Student activism on campus is often lazy and ineffective. (STATESMAN STOCK PHOTO)

This past week, I was strolling through the Student Activities Center when a good-looking young woman in a bright pink shirt approached me.  Needless to say that whatever organization she belonged to had a very brilliant marketing mind, I obviously stopped to see what she had to say.  “Would you like to sign the board to vow to stop using the word ‘retarded’?”  Uh, sure thing sweetheart.  I scribbled two indecipherable words to the satisfying tune of “Thanks so much!” from Ms.
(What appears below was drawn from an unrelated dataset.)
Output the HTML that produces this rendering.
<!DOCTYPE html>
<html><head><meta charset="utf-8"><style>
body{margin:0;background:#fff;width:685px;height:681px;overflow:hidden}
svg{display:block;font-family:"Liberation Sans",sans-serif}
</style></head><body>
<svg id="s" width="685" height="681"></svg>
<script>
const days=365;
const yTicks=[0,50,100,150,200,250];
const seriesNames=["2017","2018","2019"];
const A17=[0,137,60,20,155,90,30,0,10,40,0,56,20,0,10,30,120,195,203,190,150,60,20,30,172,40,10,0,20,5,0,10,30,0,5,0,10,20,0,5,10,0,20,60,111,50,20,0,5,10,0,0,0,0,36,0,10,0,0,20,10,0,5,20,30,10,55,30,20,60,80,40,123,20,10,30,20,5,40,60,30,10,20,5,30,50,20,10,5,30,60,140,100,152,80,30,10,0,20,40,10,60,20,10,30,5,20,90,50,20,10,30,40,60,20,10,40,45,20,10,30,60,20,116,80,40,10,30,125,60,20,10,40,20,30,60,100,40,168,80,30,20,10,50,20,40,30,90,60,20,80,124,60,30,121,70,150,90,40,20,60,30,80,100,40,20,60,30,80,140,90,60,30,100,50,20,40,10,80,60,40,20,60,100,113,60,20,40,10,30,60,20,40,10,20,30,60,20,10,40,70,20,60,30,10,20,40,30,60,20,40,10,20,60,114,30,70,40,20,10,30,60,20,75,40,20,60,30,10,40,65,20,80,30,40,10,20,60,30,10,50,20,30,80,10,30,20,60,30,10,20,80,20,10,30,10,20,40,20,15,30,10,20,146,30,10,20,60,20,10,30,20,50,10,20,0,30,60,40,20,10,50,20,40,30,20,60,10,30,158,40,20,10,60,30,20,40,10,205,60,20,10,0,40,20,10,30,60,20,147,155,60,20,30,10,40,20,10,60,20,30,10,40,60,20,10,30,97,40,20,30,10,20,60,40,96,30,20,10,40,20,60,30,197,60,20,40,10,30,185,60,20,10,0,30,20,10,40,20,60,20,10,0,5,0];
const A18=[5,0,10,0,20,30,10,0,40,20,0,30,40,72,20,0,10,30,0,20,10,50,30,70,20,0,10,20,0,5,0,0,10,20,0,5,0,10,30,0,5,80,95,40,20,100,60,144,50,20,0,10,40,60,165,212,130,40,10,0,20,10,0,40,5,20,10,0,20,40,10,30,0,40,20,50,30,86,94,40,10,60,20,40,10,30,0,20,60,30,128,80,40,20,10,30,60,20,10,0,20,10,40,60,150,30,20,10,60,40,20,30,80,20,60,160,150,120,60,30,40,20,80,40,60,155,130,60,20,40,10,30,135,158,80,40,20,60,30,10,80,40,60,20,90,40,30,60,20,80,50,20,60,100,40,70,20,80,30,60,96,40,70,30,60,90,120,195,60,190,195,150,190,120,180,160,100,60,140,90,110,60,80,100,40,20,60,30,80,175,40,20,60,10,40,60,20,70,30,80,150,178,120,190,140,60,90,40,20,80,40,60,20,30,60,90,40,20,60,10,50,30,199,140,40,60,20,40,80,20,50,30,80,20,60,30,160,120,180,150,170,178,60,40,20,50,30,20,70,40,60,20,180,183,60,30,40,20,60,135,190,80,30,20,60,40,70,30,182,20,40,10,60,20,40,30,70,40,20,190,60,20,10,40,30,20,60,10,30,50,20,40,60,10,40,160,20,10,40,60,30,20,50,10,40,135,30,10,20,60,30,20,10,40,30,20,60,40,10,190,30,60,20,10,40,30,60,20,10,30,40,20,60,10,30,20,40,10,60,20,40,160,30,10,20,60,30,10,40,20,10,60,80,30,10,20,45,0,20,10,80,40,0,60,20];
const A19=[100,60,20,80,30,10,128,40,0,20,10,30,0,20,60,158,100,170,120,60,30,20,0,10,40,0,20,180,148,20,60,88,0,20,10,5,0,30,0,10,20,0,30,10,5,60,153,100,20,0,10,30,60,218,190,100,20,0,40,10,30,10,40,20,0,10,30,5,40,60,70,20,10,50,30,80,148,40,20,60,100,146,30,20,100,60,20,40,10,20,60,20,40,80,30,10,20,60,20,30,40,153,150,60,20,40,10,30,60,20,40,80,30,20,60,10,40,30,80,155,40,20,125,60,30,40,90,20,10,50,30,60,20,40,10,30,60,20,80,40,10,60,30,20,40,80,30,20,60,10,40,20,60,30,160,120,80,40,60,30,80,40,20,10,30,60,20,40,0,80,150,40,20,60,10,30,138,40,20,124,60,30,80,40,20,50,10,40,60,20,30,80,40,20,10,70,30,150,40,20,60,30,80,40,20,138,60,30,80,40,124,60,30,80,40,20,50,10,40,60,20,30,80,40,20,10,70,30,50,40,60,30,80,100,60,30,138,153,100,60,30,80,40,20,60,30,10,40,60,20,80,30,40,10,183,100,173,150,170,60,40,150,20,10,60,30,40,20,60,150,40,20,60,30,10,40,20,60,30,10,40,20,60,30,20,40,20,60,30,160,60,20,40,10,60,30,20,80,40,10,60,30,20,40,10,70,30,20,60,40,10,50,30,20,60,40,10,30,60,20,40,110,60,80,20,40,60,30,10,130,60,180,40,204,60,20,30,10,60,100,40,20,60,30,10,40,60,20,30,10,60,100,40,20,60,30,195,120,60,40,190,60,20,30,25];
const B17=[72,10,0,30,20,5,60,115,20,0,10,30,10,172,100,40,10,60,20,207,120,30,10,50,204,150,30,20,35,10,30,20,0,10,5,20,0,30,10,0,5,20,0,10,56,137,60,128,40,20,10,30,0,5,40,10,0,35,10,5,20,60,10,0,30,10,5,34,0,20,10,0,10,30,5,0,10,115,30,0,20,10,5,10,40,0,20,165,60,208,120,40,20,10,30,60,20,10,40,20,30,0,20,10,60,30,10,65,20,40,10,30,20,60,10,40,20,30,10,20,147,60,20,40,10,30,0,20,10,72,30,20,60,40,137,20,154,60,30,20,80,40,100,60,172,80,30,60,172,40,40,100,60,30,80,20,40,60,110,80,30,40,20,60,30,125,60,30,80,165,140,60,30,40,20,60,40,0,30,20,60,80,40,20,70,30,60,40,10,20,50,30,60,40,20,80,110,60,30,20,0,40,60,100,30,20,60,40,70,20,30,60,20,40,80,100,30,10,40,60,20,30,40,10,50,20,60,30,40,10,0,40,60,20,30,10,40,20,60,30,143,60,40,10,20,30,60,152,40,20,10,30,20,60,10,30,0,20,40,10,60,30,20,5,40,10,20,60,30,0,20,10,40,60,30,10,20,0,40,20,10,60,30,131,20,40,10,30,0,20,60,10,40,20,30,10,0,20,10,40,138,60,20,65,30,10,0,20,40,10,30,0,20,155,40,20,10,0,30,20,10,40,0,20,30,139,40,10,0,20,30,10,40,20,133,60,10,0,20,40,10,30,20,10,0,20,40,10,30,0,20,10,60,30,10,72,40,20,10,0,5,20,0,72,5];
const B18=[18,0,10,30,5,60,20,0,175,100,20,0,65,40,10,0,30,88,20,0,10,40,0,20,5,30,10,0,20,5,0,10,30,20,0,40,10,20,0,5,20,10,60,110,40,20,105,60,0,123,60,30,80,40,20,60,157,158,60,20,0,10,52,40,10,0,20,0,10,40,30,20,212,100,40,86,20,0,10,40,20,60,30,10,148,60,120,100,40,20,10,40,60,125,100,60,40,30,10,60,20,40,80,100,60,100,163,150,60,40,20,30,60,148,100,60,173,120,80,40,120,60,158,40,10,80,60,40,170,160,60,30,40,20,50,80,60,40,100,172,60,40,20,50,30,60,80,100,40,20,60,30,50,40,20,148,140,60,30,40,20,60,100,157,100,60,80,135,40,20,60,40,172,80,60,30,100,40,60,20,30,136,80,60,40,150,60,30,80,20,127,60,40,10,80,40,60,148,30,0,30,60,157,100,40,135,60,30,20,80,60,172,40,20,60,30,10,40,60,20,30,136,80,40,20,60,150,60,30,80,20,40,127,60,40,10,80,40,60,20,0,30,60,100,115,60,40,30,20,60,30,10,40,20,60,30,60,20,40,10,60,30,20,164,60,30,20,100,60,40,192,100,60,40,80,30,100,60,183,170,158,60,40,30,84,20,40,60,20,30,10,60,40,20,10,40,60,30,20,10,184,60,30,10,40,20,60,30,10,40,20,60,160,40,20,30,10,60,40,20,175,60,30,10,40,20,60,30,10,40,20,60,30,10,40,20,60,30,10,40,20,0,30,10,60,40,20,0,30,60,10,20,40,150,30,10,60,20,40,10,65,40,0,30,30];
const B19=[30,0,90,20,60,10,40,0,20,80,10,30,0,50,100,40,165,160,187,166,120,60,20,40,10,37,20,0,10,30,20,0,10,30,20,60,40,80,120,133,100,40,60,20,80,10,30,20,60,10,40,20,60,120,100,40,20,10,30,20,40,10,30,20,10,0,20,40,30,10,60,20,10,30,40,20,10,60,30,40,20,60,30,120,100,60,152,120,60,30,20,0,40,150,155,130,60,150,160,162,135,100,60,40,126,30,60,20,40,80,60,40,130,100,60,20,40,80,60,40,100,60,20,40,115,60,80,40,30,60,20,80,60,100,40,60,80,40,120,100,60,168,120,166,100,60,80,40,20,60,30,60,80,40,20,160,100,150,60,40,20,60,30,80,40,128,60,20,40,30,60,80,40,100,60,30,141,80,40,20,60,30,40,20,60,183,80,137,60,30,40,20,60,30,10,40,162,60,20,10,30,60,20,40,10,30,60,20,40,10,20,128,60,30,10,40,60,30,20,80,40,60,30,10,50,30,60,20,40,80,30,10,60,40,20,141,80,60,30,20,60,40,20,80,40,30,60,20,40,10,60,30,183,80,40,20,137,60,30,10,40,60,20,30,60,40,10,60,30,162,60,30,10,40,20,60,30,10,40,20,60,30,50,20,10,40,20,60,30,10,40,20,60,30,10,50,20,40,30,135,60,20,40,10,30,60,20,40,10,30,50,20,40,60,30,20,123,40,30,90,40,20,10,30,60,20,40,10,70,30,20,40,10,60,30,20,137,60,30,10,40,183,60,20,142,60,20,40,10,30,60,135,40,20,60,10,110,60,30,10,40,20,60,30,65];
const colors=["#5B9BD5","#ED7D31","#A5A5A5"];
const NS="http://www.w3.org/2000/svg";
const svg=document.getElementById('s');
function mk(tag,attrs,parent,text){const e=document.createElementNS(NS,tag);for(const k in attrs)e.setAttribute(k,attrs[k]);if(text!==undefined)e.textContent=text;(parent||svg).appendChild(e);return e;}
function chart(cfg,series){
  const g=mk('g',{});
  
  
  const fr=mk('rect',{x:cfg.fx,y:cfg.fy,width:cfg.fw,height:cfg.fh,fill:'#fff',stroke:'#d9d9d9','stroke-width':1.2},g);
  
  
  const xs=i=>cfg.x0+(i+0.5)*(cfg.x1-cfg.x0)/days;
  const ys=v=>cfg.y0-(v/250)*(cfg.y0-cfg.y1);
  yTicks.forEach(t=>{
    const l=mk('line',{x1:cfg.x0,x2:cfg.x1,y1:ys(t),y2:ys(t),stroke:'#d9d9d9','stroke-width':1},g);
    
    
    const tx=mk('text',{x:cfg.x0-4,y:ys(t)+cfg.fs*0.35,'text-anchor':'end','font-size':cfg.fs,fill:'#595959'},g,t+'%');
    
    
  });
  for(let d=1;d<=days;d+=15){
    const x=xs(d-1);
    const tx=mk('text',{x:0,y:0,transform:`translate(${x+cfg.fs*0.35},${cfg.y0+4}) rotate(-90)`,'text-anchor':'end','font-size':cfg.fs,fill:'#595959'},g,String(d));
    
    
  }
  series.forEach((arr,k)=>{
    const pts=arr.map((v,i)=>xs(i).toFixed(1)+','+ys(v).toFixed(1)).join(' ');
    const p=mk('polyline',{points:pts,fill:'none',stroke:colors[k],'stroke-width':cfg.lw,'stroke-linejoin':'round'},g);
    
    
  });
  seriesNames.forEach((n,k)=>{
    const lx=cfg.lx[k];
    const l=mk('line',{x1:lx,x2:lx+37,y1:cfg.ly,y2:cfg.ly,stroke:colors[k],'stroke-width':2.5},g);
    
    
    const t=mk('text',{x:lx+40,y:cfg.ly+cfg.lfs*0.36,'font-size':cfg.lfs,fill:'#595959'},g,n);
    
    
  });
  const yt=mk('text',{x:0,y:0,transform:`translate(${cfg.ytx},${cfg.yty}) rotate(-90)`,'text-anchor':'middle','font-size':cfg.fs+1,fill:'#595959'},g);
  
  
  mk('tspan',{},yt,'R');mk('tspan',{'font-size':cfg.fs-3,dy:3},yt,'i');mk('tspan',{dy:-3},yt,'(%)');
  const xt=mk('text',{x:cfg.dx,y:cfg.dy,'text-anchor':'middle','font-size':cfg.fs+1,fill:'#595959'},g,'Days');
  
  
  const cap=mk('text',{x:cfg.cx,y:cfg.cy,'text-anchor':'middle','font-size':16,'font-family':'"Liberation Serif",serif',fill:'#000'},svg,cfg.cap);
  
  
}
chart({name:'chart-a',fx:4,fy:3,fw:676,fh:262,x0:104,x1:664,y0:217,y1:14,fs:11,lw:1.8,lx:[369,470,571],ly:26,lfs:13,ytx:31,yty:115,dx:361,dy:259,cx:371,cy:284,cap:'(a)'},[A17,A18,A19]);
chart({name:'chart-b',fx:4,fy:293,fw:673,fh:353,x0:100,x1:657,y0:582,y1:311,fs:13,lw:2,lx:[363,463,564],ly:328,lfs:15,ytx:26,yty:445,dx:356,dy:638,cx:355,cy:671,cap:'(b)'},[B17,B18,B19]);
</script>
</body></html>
Pink Shirt, and I was on my way.  I was a changed man!
Now I don’t know about some people, but something as simple as writing my name on a board won’t turn my perspective upside down.  Am I the only one who fails to receive a slap to my semantic integrity when a girl tells me I’ve been using a certain word in a naughty fashion?
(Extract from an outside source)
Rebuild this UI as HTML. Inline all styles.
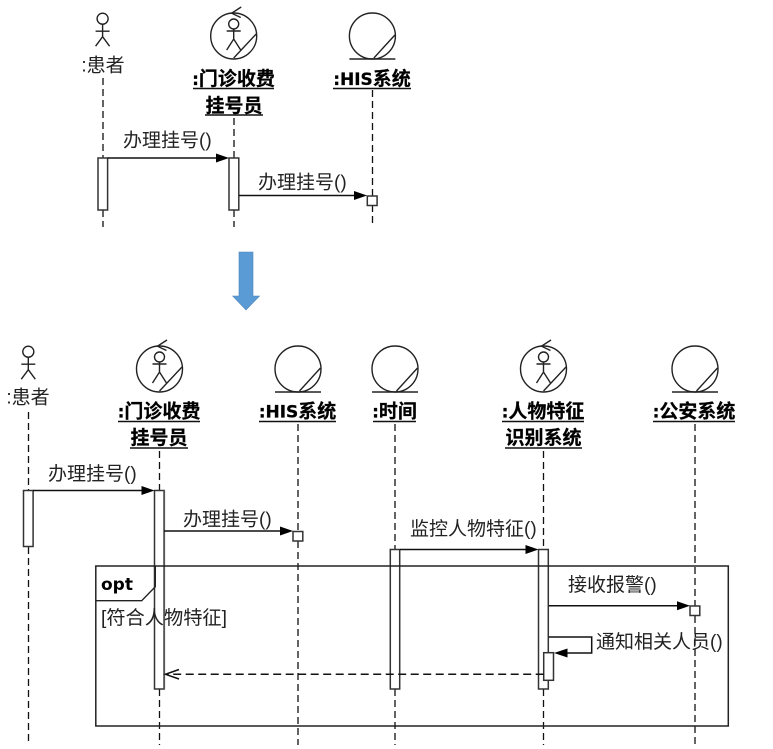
<!DOCTYPE html>
<html>
<head>
<meta charset="utf-8">
<style>
html,body{margin:0;padding:0;background:#fff;width:773px;height:749px;overflow:hidden}
svg{display:block}
text{font-family:"Liberation Sans","Noto Sans CJK SC",sans-serif;font-size:19px;fill:#222}
.b{font-weight:700;fill:#000;text-anchor:middle;stroke:#000;stroke-width:.25}
.l{font-family:"DejaVu Sans","Noto Sans CJK SC",sans-serif;font-size:17px;font-weight:700}
.c{text-anchor:middle}
.ll{stroke:#111;stroke-width:1.3;stroke-dasharray:7 4;fill:none}
.s{stroke:#222;stroke-width:1.4;fill:none}
.m{stroke:#111;stroke-width:1.5;fill:none}
.box{stroke:#333;stroke-width:1.5;fill:#fff}
.u{stroke:#111;stroke-width:1.4}
</style>
</head>
<body>
<svg width="773" height="749" viewBox="0 0 773 749" xmlns="http://www.w3.org/2000/svg">
<defs>
<g id="actor" class="s">
<circle cx="0" cy="0" r="5.5"/>
<path d="M0 5.5V18M-7 12.5H7M-7 27.5L0 18L7 27.5"/>
</g>
<g id="ctrl" class="s">
<circle cx="0" cy="0" r="23"/>
<path d="M7.5 -29L-2 -22.8L7 -18.5"/>
<path d="M22.5 -2L0 22"/>
<circle cx="0" cy="-12" r="5"/>
<path d="M0 -7V3M-7 -5H7M-7 14L0 3L7 14"/>
</g>
<g id="ent" class="s">
<circle cx="0" cy="0" r="23"/>
<path d="M-23 23H23M22.5 -1L1.5 22"/>
</g>
<polygon id="hd" points="0,0 -13,-4.5 -13,4.5" fill="#000"/>
</defs>

<!-- top diagram -->
<path class="ll" d="M103 78V158M103 210V227M234 118V158M234 210V227M372.5 90V196M372.5 205V227"/>
<use href="#actor" x="102.6" y="18.7"/>
<use href="#ctrl" x="233.7" y="36"/>
<use href="#ent" x="372.4" y="36"/>

<text x="103" y="71.5" class="c">:患者</text>
<text x="233.5" y="85" class="b"><tspan class="l">:</tspan>门诊收费</text>
<path class="u" d="M193 88.5H274"/>
<text x="234" y="112" class="b">挂号员</text>
<path class="u" d="M205 115H263"/>
<text x="372" y="85" class="b"><tspan class="l">:HIS</tspan>系统</text>
<path class="u" d="M333 88.5H411"/>

<rect class="box" x="98" y="158" width="9.6" height="52"/>
<rect class="box" x="229" y="158" width="9.8" height="52"/>
<rect class="box" x="367.3" y="196" width="9.8" height="9.5"/>
<path class="m" d="M107.6 158H218"/><use href="#hd" x="229" y="158"/>
<path class="m" d="M239 195.5H356"/><use href="#hd" x="367" y="195.5"/>
<text x="123" y="146.5">办理挂号()</text>
<text x="258" y="188.5">办理挂号()</text>

<!-- arrow -->
<polygon points="239,252 253,252 253,296 259.5,296 246,310 232.7,296 239,296" fill="#5b9bd5" stroke="#4a84b8" stroke-width="0.6"/>

<!-- bottom diagram -->
<path class="ll" d="M28.5 412V490M28.5 547V745M159.5 451V490M159.5 689V745M298 424V531M298 541V745M395 424V549M395 689V745M543.5 451V549M543.5 689V745M695 424V606M695 616V745"/>
<use href="#actor" x="28.3" y="351.7"/>
<use href="#ctrl" x="159.5" y="369"/>
<use href="#ent" x="298" y="369"/>
<use href="#ent" x="395" y="369"/>
<use href="#ctrl" x="543.5" y="369"/>
<use href="#ent" x="695" y="369"/>

<text x="28" y="403.5" class="c">:患者</text>
<text x="159" y="417.5" class="b"><tspan class="l">:</tspan>门诊收费</text>
<path class="u" d="M118 421.5H200"/>
<text x="159" y="444" class="b">挂号员</text>
<path class="u" d="M130 448H188"/>
<text x="297.5" y="417.5" class="b"><tspan class="l">:HIS</tspan>系统</text>
<path class="u" d="M259 421.5H336"/>
<text x="394.5" y="417.5" class="b"><tspan class="l">:</tspan>时间</text>
<path class="u" d="M373 421.5H416"/>
<text x="543" y="417.5" class="b"><tspan class="l">:</tspan>人物特征</text>
<path class="u" d="M502 421.5H584"/>
<text x="543.5" y="444" class="b">识别系统</text>
<path class="u" d="M505 448H582"/>
<text x="694" y="417.5" class="b"><tspan class="l">:</tspan>公安系统</text>
<path class="u" d="M653 421.5H735"/>

<rect class="box" x="23.5" y="490.5" width="9.6" height="56"/>
<rect class="box" x="154.5" y="490.5" width="9.6" height="198.5"/>
<path d="M164.2 490.5V689" stroke="#555" stroke-width="1.8"/>
<rect class="box" x="293" y="531.5" width="9.8" height="9.5"/>
<rect class="box" x="390.3" y="549.5" width="9.4" height="139.5"/>
<rect class="box" x="538.5" y="549.5" width="9.8" height="139.5"/>
<rect class="box" x="690" y="606" width="9.8" height="9.5"/>

<!-- opt frame -->
<rect x="95.8" y="566" width="632.5" height="160" fill="none" stroke="#222" stroke-width="1.5"/>
<path class="s" d="M95.8 600.7H141.7L155.3 586.7V566"/>
<text x="101" y="590" class="l" style="fill:#000">opt</text>
<text x="101" y="624" textLength="126" lengthAdjust="spacingAndGlyphs">[符合人物特征]</text>

<!-- bottom messages -->
<path class="m" d="M33 490.5H143"/><use href="#hd" x="154.5" y="490.5"/>
<path class="m" d="M164 531H282"/><use href="#hd" x="293" y="531"/>
<path class="m" d="M400 549.5H527"/><use href="#hd" x="538.5" y="549.5"/>
<path class="m" d="M548.5 605.8H679"/><use href="#hd" x="690" y="605.8"/>
<path class="m" d="M548.5 637H591.7V653H566"/>
<rect class="box" x="543.7" y="652.7" width="9.8" height="27.6"/>
<polygon points="554,653 567.5,648.5 567.5,657.5" fill="#000"/>
<path class="m" d="M543.7 674.3H166" stroke-dasharray="8 4.5"/>
<path class="m" d="M179 669.5L165.5 674.3L179 679"/>

<text x="48" y="480">办理挂号()</text>
<text x="183" y="525.5">办理挂号()</text>
<text x="410" y="535">监控人物特征()</text>
<text x="568" y="591">接收报警()</text>
<text x="596" y="648">通知相关人员()</text>
</svg>
</body>
</html>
Before lamenting over the lazy activism of whichever organization this was, I must make transparent my feelings about the word “retarded” first.  It’s a fabulous word – three magical syllables harmonizing for a masterpiece of the English language.  Just like the word “sarcasm.”  Yes, nowadays the word is mainly used with negative connotations, and yes, it should be used less regarding a mentally handicapped person.  But a recommendation, an encouragement to discontinue using the word is as far as it goes.  I believe the word should return to its literal definition, but nothing and nobody can suppress a word definitely.
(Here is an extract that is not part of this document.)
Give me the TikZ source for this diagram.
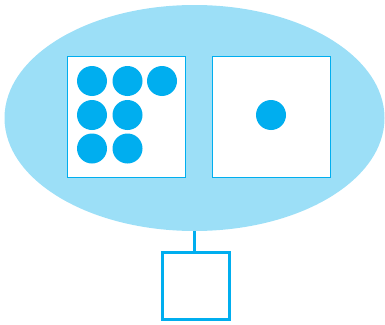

So if a group is actually tackling the task of convincing people to use one less colorful word, there has to be a much more involved method of advocacy.  A name on a board proves only that that particular student must not have been running late for a class.  Or it proves, in my case, the PR was convincing.

Two years ago, Stony Brook paralleled the admirable activism of one Ben Cohen and his StandUp Foundation by establishing our own StandUp Charter.  The charter’s goal is not only to have students sign its “Commitment to End Bullying and Homophobia” pledge, but provide bystander-intervention training and visit local schools to spread the word.  From their website: “By bringing people together in schools, colleges, and groups to concentrate their focus on how they can ‘do their bit,’ we can literally save lives.”  Now that’s activism.
When compared to the StandUp Charter, the group working to oust “retarded” misses a key component — not enough “doing.”  A word can’t be talked off the streets.  Activism with such a goal requires widespread effort and purposeful implementation.  A sign for passersby is simply lazy and ultimately fruitless.


What if the group does not have the resources that the StandUp Charter has?  What if a widespread effort is still too far down the road to attempt so immediately?  Well, there are still more productive ways than signing a board.  I would personally propose a little business card bearing the maxim, “Have you said ‘retarded’ today?  Think about it next time.”  Again, this may be too much of an expense to the advocacy group, but financial sacrifices must be made for true progress to blossom.

The modern English language, though a relatively young language, has over the years adopted some pretty dumb words.  Who ever comments on the dungarees of a waif anymore?  But dumb words come and go, as well as connotations. “Gay” just does not mean happy anymore.  So with time, and the right amount and type of activism, the use of a word like “retarded” will come to be retarded (slowed).